Вера Фигнер в такой обстановке решилась только на робкое письмо А.М. Горькому, с просьбой переговорить со Сталиным о некотором смягчении кардинального решения о ликвидации ОПК:

«Самое лучшее было бы образование при ЦИК СССР, который доселе отпускал средства Обществу, особой, специальной для обслуживания нужд каторжан, комиссии, с участием нескольких лиц из каторжан по выбору правительства. Такая форма выполнения прежних функций Общества была бы более приемлемой для бывших членов, как более товарищеская, и даже облегчила бы задачу правительственной заботы о них. Я обращаюсь к Вам письменно, потому что состояние здоровья не позволяет мне обратиться лично, и, зная Вашу близость к тов. Сталину, я просила бы, если вы найдете возможным – поговорить с ним об организации специальной комиссии, о которой я пишу Вам» [5].

Эти строки, полные надежды на «товарищеское» отношение советской власти к политическим оппонентам, Вера Николаевна направила пролетарскому писателю как последней инстанции во враждебном окружении. Сама она вряд ли надеялась на какие-либо послабления, так как весь предыдущий опыт общения с партийно-государственной машиной советской страны убеждал в обратном. Политкаторжане, со своими прошлыми заблуждениями эсеровского, анархо-синдикалистского и меньшевистского толка, нашедшие укрытие под зонтиком ОПК, больше не заслуживали снисхождения гуманной советской власти. Дожившим до седьмого десятка людям, изрядно потрудившимся на ниве разрушения российской государственности, пришлось в конце жизни еще раз хлебнуть из горькой чаши общей с большевиками победы. После ликвидации ОПК началась ликвидация самих членов ОПК. Аресты прокатились по всем региональным отделениям и структурам Общества. Бывших политкаторжан выкорчевывали как сорняк, с непременным расстрелом сразу после короткого суда. Старики, всю свою жизнь искавшие высшую справедливость, обрели ее в подвалах НКВД.

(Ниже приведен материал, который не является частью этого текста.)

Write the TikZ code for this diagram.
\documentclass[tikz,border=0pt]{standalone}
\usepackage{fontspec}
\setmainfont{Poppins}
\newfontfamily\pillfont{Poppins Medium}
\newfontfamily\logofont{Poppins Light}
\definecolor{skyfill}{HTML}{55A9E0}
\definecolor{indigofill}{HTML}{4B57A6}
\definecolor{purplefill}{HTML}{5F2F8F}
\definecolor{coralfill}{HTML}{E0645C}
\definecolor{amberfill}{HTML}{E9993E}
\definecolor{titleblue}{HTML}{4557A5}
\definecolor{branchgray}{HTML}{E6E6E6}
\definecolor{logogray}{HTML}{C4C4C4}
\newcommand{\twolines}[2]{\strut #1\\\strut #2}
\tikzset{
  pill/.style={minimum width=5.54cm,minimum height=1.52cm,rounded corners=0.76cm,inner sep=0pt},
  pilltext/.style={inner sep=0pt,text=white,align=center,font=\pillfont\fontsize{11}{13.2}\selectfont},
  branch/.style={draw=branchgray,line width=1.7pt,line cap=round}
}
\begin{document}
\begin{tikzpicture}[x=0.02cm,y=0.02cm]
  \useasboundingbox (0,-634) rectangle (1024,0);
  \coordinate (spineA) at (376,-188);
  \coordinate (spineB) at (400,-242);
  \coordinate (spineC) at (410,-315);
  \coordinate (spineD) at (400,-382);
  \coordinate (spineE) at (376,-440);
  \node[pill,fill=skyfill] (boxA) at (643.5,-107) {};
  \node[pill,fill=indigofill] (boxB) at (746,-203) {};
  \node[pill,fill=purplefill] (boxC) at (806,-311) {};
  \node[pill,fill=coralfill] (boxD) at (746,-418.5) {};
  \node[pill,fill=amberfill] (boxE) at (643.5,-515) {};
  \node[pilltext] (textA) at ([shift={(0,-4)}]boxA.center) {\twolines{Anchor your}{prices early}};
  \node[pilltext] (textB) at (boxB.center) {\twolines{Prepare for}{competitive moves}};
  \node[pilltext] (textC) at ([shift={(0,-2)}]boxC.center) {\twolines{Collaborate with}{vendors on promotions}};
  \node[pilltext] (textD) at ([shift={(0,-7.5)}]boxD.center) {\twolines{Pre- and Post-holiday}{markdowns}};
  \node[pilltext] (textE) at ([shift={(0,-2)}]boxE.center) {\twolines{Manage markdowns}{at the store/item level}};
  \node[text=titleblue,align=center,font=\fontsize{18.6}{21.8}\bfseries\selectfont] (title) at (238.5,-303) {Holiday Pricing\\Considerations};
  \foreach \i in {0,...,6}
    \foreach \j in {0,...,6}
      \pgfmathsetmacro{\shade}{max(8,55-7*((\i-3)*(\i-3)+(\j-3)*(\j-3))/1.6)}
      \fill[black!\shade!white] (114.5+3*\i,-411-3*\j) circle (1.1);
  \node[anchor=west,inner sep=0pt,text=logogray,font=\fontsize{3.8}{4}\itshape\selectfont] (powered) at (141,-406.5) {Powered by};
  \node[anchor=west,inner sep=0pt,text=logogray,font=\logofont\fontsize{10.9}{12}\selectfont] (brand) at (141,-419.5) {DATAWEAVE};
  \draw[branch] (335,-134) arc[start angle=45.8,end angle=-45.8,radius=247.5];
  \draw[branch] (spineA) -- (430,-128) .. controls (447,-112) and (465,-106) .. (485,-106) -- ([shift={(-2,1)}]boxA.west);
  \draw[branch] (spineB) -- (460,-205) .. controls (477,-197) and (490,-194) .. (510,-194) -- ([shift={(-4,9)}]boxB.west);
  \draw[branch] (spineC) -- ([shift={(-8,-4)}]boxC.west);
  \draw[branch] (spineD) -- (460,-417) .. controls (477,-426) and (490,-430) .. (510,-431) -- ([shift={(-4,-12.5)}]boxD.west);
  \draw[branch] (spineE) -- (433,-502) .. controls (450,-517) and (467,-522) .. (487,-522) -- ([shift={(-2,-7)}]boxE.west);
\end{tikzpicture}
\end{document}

Вера Фигнер и ее ближайшее окружение, обозначенное в юбилейном «Постановлении Совнаркома Союза ССР» от 11 марта 1926 года, не пострадало от мероприятий по ликвидации ОПК. Этим людям довелось быть немыми свидетелями устроенной советской властью живодерни. Неизвестно, происходила ли хоть какая-то переоценка освободительных ценностей у автора «Запечатленного труда» и ее подельников… Остается только предполагать, что упертые террористы хотя бы в конце своей жизни осознали непрерывную связь событий от убийства царя-реформатора до подвалов НКВД.